This topic describes the command-line options that you can use to debug your compilation and to display and check compilation errors.
The options that enable you to get debug information while optimizing are as follows:
-O0 |
Disables optimizations. Enables -fp option. |
-g |
Generates symbolic debugging information and line numbers in the object code for use by the source-level debuggers. Turns off -O2 and makes -O0 the default unless -O2 (or -O1 or -O3) is explicitly specified in the command line together with -g. |
-fp |
Disables the use of the ebp register in optimizations. Directs to use the ebp-based stack frame for all functions. |
Use the -g option to direct the compiler to generate code to provide symbolic debugging information and line numbers in the object code that will be used by your source-level debugger. For example:
ifort -g prog1.f
Turns off -O2 and makes -O0 the default unless -O2 (or -O1 or -O3) is explicitly specified in the command line together with -g.
Most debuggers use the ebp register as a stack frame pointer to produce a stack backtrace. The -fp option disables the use of the ebp register in optimizations and directs the compiler to generate code that maintains and uses ebp as a stack frame pointer for all functions so that a debugger can still produce a stack backtrace without turning off -O1, -O2, or -O3 optimizations.
Note that using this option reduces the number of available general-purpose registers by one, and results in slightly less efficient code.
-fp Summary
Default |
OFF |
-O1 , -O2, or -O3 |
Disable -fp |
-O0 |
Enables -fp |
The -traceback option also forces the compiler to use ebp as the stack frame pointer. In addition, the -traceback option causes the compiler to generate extra information into the object file, which allows a symbolic stack traceback to be produced if a run-time failure occurs.
The -O0 option turns off all optimizations so you can debug your program before any optimization is attempted. To get the debug information, use the -g option.
The compiler lets you generate code to support symbolic debugging while one of the -O1, -O2, or -O3 optimization options is specified on the command line along with -g, which produces symbolic debug information in the object file.
Note that if you specify an -O1, -O2, or -O3 option with the -g option, some of the debugging information returned may be inaccurate as a side-effect of optimization.

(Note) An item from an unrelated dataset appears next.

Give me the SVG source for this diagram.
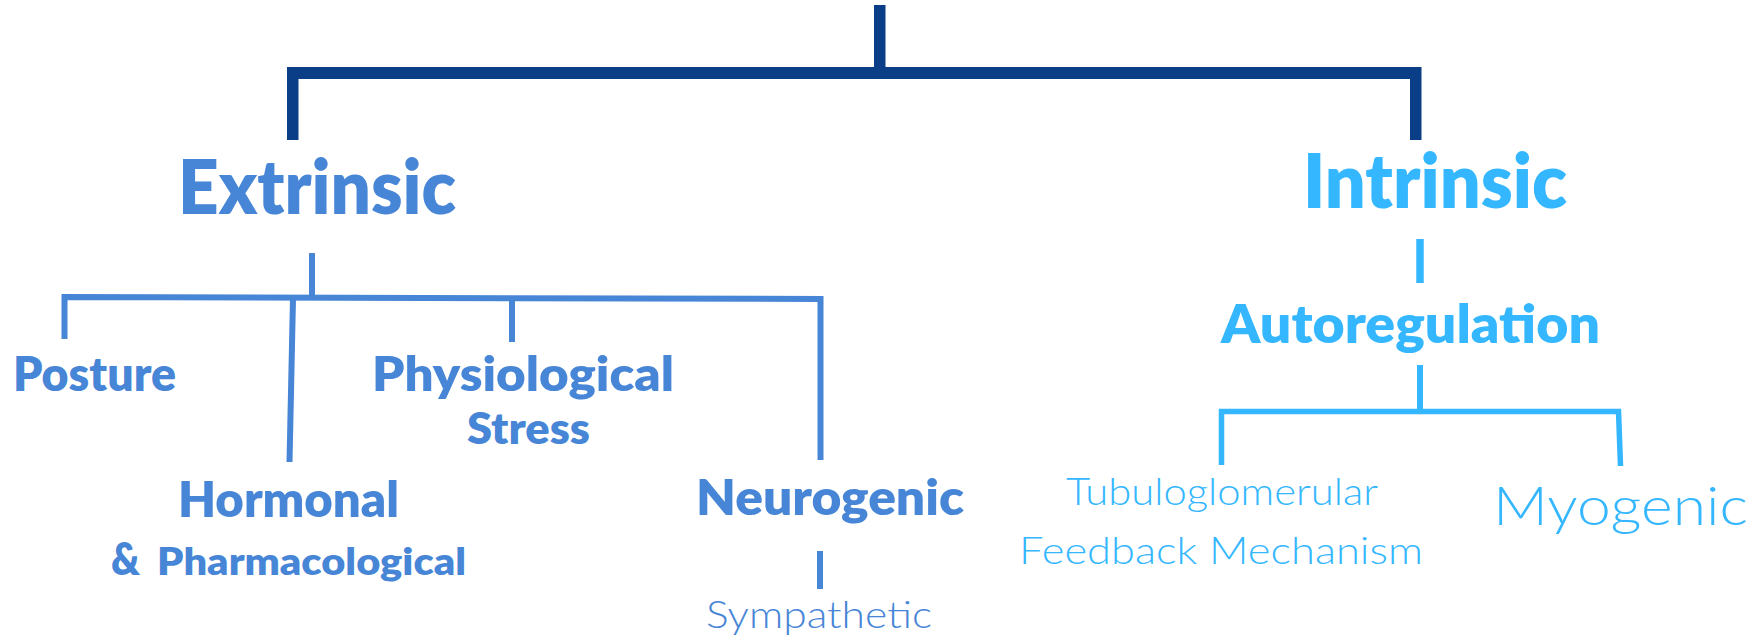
<svg xmlns="http://www.w3.org/2000/svg" width="1762" height="638" viewBox="0 0 1762 638">
  <style>
    .bold { font-family: "Lato", "Open Sans", "Liberation Sans", sans-serif; font-weight: 800; }
    .thin { font-family: "Lato", "Open Sans", "Liberation Sans", sans-serif; font-weight: 300; }
    .mid { fill: #4785D6; }
    .light { fill: #35B7FF; }
    .dark-line { fill: #0A3E87; }
    .mid-line { fill: none; stroke: #4785D6; stroke-width: 6; stroke-linejoin: miter; }
    .light-line { fill: none; stroke: #35B7FF; stroke-width: 6; stroke-linejoin: miter; }
  </style>
  <rect width="1762" height="638" fill="#FFFFFF"/>

  <g id="connectors">
    <!-- top-level bracket -->
    <rect class="dark-line" x="874" y="5" width="11.5" height="68"/>
    <rect class="dark-line" x="287" y="67" width="1134" height="12"/>
    <rect class="dark-line" x="287" y="67" width="11.5" height="73"/>
    <rect class="dark-line" x="1410" y="67" width="11.5" height="73"/>

    <!-- extrinsic branches -->
    <path class="mid-line" d="M312 253 V297"/>
    <path class="mid-line" d="M64.5 339 V297 L820.5 299 V460"/>
    <path class="mid-line" d="M293 298 L289.5 462"/>
    <path class="mid-line" d="M512 298 V342"/>
    <path class="mid-line" d="M820 551 V589"/>

    <!-- intrinsic branches -->
    <path class="light-line" d="M1420 239 V283" style="stroke-width:7.5"/>
    <path class="light-line" d="M1420 365 V411"/>
    <path class="light-line" d="M1221.5 465 V411.5 H1618.5 L1620.5 466" style="stroke-width:5.5"/>
  </g>

  <g id="extrinsic">
    <text class="bold mid" x="178" y="214" font-size="75" textLength="278" lengthAdjust="spacingAndGlyphs">Extrinsic</text>
  </g>
  <g id="posture">
    <text class="bold mid" x="13" y="390.5" font-size="48" textLength="163" lengthAdjust="spacingAndGlyphs">Posture</text>
  </g>
  <g id="physiological-stress">
    <text class="bold mid" x="372" y="390.5" font-size="48" textLength="302" lengthAdjust="spacingAndGlyphs">Physiological</text>
    <text class="bold mid" x="467" y="444" font-size="43" textLength="123" lengthAdjust="spacingAndGlyphs">Stress</text>
  </g>
  <g id="hormonal-pharmacological">
    <text class="bold mid" x="178" y="517" font-size="49" textLength="221" lengthAdjust="spacingAndGlyphs">Hormonal</text>
    <text class="bold mid" x="111" y="575" font-size="45" textLength="29" lengthAdjust="spacingAndGlyphs">&amp;</text>
    <text class="bold mid" x="157" y="575" font-size="38" textLength="309" lengthAdjust="spacingAndGlyphs">Pharmacological</text>
  </g>
  <g id="neurogenic">
    <text class="bold mid" x="696" y="515" font-size="49" textLength="268" lengthAdjust="spacingAndGlyphs">Neurogenic</text>
  </g>
  <g id="sympathetic">
    <text class="thin mid" x="706" y="628" font-size="37" textLength="226" lengthAdjust="spacingAndGlyphs">Sympathetic</text>
  </g>

  <g id="intrinsic">
    <text class="bold light" x="1303" y="207.5" font-size="76" textLength="264" lengthAdjust="spacingAndGlyphs">Intrinsic</text>
  </g>
  <g id="autoregulation">
    <text class="bold light" x="1221" y="343" font-size="53" textLength="379" lengthAdjust="spacingAndGlyphs">Autoregulation</text>
  </g>
  <g id="tubuloglomerular-feedback">
    <text class="thin light" x="1066" y="505" font-size="37" textLength="312" lengthAdjust="spacingAndGlyphs">Tubuloglomerular</text>
    <text class="thin light" x="1019" y="564" font-size="37" textLength="404" lengthAdjust="spacingAndGlyphs">Feedback Mechanism</text>
  </g>
  <g id="myogenic">
    <text class="thin light" x="1493" y="525" font-size="53" textLength="255" lengthAdjust="spacingAndGlyphs">Myogenic</text>
  </g>
</svg>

It is best to make your optimization and/or debugging choices explicit:
If you need to debug your program excluding any optimization effect, use the -O0 option, which turns off all the optimizations.
If you need to debug your program with optimization enabled, then you can specify the -O1, -O2, or -O3 option on the command line along with -g.
Note
The -g option slows
down the program when no optimization level (-On) is specified. In this case -g turns on -O0, which is what
slows the program down. However, if, for example, both -O2
and
-g are specified, the code should run very nearly at the same speed
as if -g were not specified.
Refer to the table below for the summary of the effects of using the -g option with the optimization options.
These options |
Produce these results |
-g |
Debugging information produced, -O0 enabled (optimizations disabled), -fp enabled for IA-32-targeted compilations |
-g -O1 |
Debugging information produced, -O1 optimizations enabled. |
-g -O2 |
Debugging information produced, -O2 optimizations enabled. |
-g -O3 -fp |
Debugging information produced, -O3 optimizations enabled, -fp enabled for IA-32-targeted compilations. |
The assembly listing file is generated without debugging information, but if you produce an object file, it will contain debugging information. If you link the object file and then use the GDB debugger on it, you will get full symbolic representation.